We read in this same Article that: "Most APIs can respond quickly enough for responses to arrive back over the same connection… In some scenarios, however, the work done by [the] backend may be long-running, … [and] it isn't feasible to wait for the work to complete before responding to the Request. This situation is a potential problem for any synchronous request-reply pattern… Some architectures solve this problem using a message broker to separate the request and response stages… But this separation also brings additional complexity when the client requires success notification, as this step needs to become asynchronous."

What is quite unbelievable about this text from Microsoft is that Synchronous Request-Response complexity is far lower in their analysis primarily because they fail to notice it. We are told that using a Broker "brings additional complexity when the client requires success notification, as this step needs to become asynchronous." We are not told what happens when a Synchronous API Request is made, and there is a timeout. Any idea which party is responsible for managing recovery? Any idea what happens if a second – duplicate – API call is made by the client, resulting in a duplicated resource – such as a duplicated Bank Payment – on the target system? How can the client ever know if the original API Request resulted in the creation of the requested resource in the case of a timeout or a sudden network failure? Isn't that also a complex problem to manage? Should we bother to think about it?

The reality is, instead, much different from what we have been asked to believe for the last twenty or so years. Every HTTP Request – whether Synchronous or Asynchronous – represents an 'Event' in the EDA context. Once an API Request has been received by a target system – I believe I can confidently assert without the help of any grammarian – the API has, at that moment, been 'RequestED' to perform some work. This reality is laid plain by the example I have just given of a timeout: it is most often the case that the target system will do the work that was 'Requested' of it by the Synchronous API call, regardless of the fact that the caller never receives a (Synchronous) Response confirming that the work was successfully performed.

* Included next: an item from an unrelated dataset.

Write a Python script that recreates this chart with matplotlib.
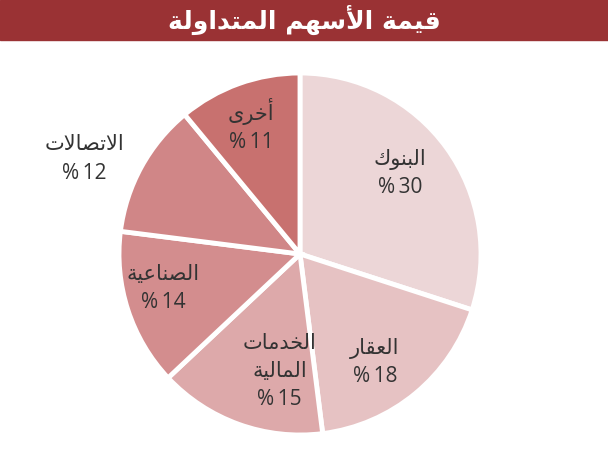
import numpy as np
import matplotlib
matplotlib.use('Agg')
import matplotlib.pyplot as plt
from matplotlib.patches import Rectangle

# data
title = 'قيمة الأسهم المتداولة'
sectors = ['البنوك', 'العقار', 'الخدمات\nالمالية', 'الصناعية', 'الاتصالات', 'أخرى']
shares = [30, 18, 15, 14, 12, 11]
colors = ['#ecd6d7', '#e6c2c3', '#dda9aa', '#d38d8e', '#d08687', '#c8716f']

# matplotlib has no arabic shaping -> map letters to presentation forms by hand
FORMS = {
    'ا': (0xFE8D, 0xFE8E), 'أ': (0xFE83, 0xFE84),
    'ب': (0xFE8F, 0xFE90, 0xFE91, 0xFE92), 'ة': (0xFE93, 0xFE94),
    'ت': (0xFE95, 0xFE96, 0xFE97, 0xFE98), 'خ': (0xFEA5, 0xFEA6, 0xFEA7, 0xFEA8),
    'د': (0xFEA9, 0xFEAA), 'ر': (0xFEAD, 0xFEAE),
    'س': (0xFEB1, 0xFEB2, 0xFEB3, 0xFEB4), 'ص': (0xFEB9, 0xFEBA, 0xFEBB, 0xFEBC),
    'ع': (0xFEC9, 0xFECA, 0xFECB, 0xFECC), 'ق': (0xFED5, 0xFED6, 0xFED7, 0xFED8),
    'ك': (0xFED9, 0xFEDA, 0xFEDB, 0xFEDC), 'ل': (0xFEDD, 0xFEDE, 0xFEDF, 0xFEE0),
    'م': (0xFEE1, 0xFEE2, 0xFEE3, 0xFEE4), 'ن': (0xFEE5, 0xFEE6, 0xFEE7, 0xFEE8),
    'ه': (0xFEE9, 0xFEEA, 0xFEEB, 0xFEEC), 'و': (0xFEED, 0xFEEE),
    'ى': (0xFEEF, 0xFEF0), 'ي': (0xFEF1, 0xFEF2, 0xFEF3, 0xFEF4),
    '\ufefb': (0xFEFB, 0xFEFC), '\ufef7': (0xFEF7, 0xFEF8),
}


def shape(line):
    s = line.replace('لأ', '\ufef7').replace('لا', '\ufefb')
    out = []
    for i, ch in enumerate(s):
        if ch not in FORMS:
            out.append(ch)
            continue
        f = FORMS[ch]
        prev = s[i - 1] if i > 0 else ''
        nxt = s[i + 1] if i + 1 < len(s) else ''
        jp = prev in FORMS and len(FORMS[prev]) == 4
        jn = len(f) == 4 and nxt in FORMS
        if jp and jn:
            c = f[3]
        elif jp:
            c = f[1]
        elif jn:
            c = f[2]
        else:
            c = f[0]
        out.append(chr(c))
    return ''.join(reversed(out))


def ar(text):
    return '\n'.join(shape(l) for l in text.split('\n'))


fig = plt.figure(figsize=(6.08, 4.5), dpi=100)
ax = fig.add_axes([0, 0, 1, 1])

cx, cy, R = 300, 196, 181
wedges, _ = ax.pie(shares, colors=colors, startangle=90, counterclock=False,
                   center=(cx, cy), radius=R, frame=True,
                   wedgeprops=dict(edgecolor='white', linewidth=3.5))
ax.set_xlim(0, 608)
ax.set_ylim(0, 450)
ax.set_aspect('equal')
ax.axis('off')

# label placement: (distance in radii, angle tweak in degrees)
place = [(0.71, 3), (0.73, -5), (0.66, 10), (0.78, -4), (1.30, 5), (0.76, 1)]
start = 90.0
for name, val, (d, tw) in zip(sectors, shares, place):
    mid = start - val * 3.6 / 2 + tw
    start -= val * 3.6
    x = cx + d * R * np.cos(np.radians(mid))
    y = cy + d * R * np.sin(np.radians(mid))
    ax.text(x, y, ar(name) + '\n%\u2009' + str(val), ha='center', va='center',
            fontsize=15, color='#333333', linespacing=1.45,
            family=['Open Sans', 'DejaVu Sans'])

# title bar
ax.add_patch(Rectangle((0, 410), 608, 40, color='#9a3234', zorder=5))
ax.text(304, 430, ar(title), ha='center', va='center', color='white',
        fontsize=18, fontweight='bold', zorder=6)

fig.savefig('out.png', dpi=100)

For all the reasons just mentioned, I believe we should start calling apples, apples. API calls always represent an 'Event,' so those invocations should, as such, always be represented in exactly that format using the 'Requested (R7D) Event Pattern' that I proposed two years ago. Anyone taking the few minutes necessary to read about this Pattern will also learn that it offers a very significant benefit that is completely unavailable to us when using an 'old school' Request-Response approach, whether Synchronous or Asynchronous.